Title: 

Gacha: A Simple Mechanism to Screen a Budget-Constrained Buyer

Abstract: 

A lottery mechanism that allows repeated purchases until the buyer wins a designated item is widely used for both digital goods in Gacha games (e.g.,  Genshin Impact) and physical goods such as collectible toys (e.g., Labubu). We study this mechanism---referred to as a Gacha mechanism---in what is arguably the simplest possible setting: a seller offering one single item to a budget-constrained buyer. While the optimal mechanism in this setting typically involves designing a large (potentially infinite) menu of lotteries that can only be purchased once, the Gacha mechanism requires only a selling price and a winning probability, making it far more practical to implement. We show that the Gacha mechanism is particularly effective at screening along the budget dimension. While the posted price mechanism can perform arbitrarily poorly compared to the optimal mechanism when the buyer’s valuation is public, the Gacha mechanism achieves at least 63.2% of the optimal revenue. It becomes asymptotically optimal as the valuation grows large. Moreover, when the seller has almost no information about the buyer’s budget distribution, 63.2% is also the max-min revenue ratio guarantee, which can be achieved by a Gacha mechanism with vanishing winning probability. We also show that the Gacha mechanism is less effective at screening along the valuation dimension. When the valuation is private and the budget is public, the optimal Gacha mechanism reduces to a posted-price mechanism that achieves at least 50% of the optimal revenue. When both valuation and budget are private and independent, and the valuation follows a monotone hazard rate distribution, the Gacha mechanism guarantees at least 23% of the optimal revenue.
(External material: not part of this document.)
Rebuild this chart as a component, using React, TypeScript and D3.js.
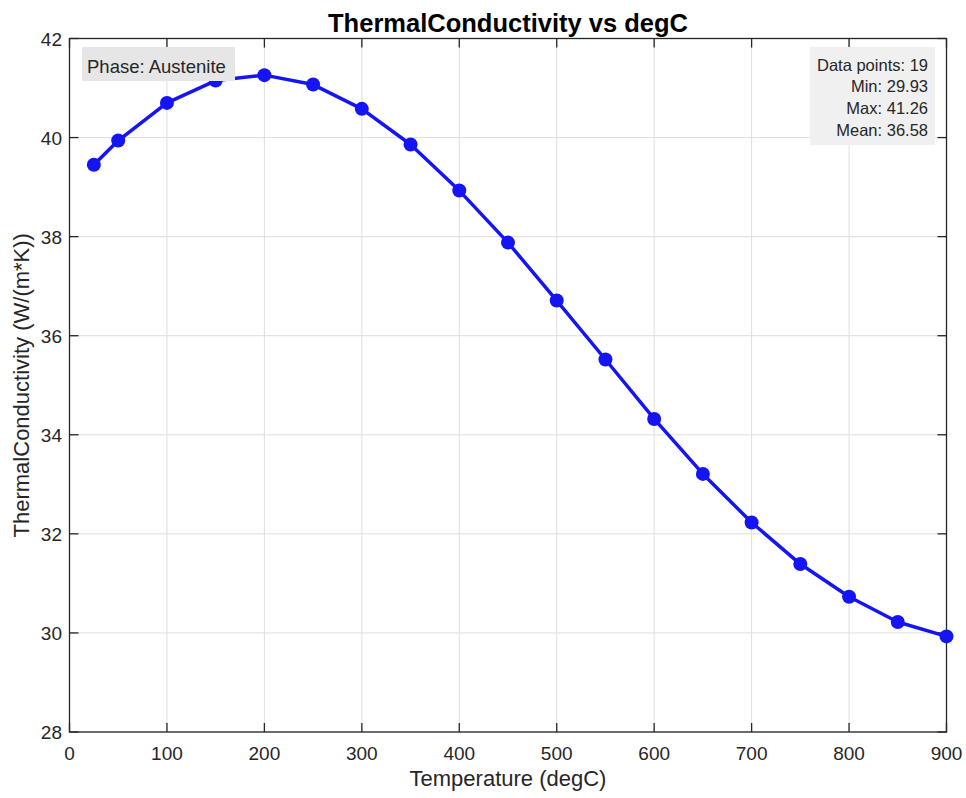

Finally, we explore two extensions of the Gacha mechanism---one that includes the option of direct purchase, and another that incorporates a pity system.

Bio: 

Zhenyu Hu is a Dean’s Chair Associate Professor at the Department of Analytics & Operations at the National University of Singapore. He obtained his PhD in industrial engineering from the University of Illinois at Urbana-Champaign and a bachelor in mathematics from Sun Yat-sen University. His research focuses on dynamic pricing and revenue management, supply chain management, and mechanism and information design. He currently serves as an associate editor for M&SOM.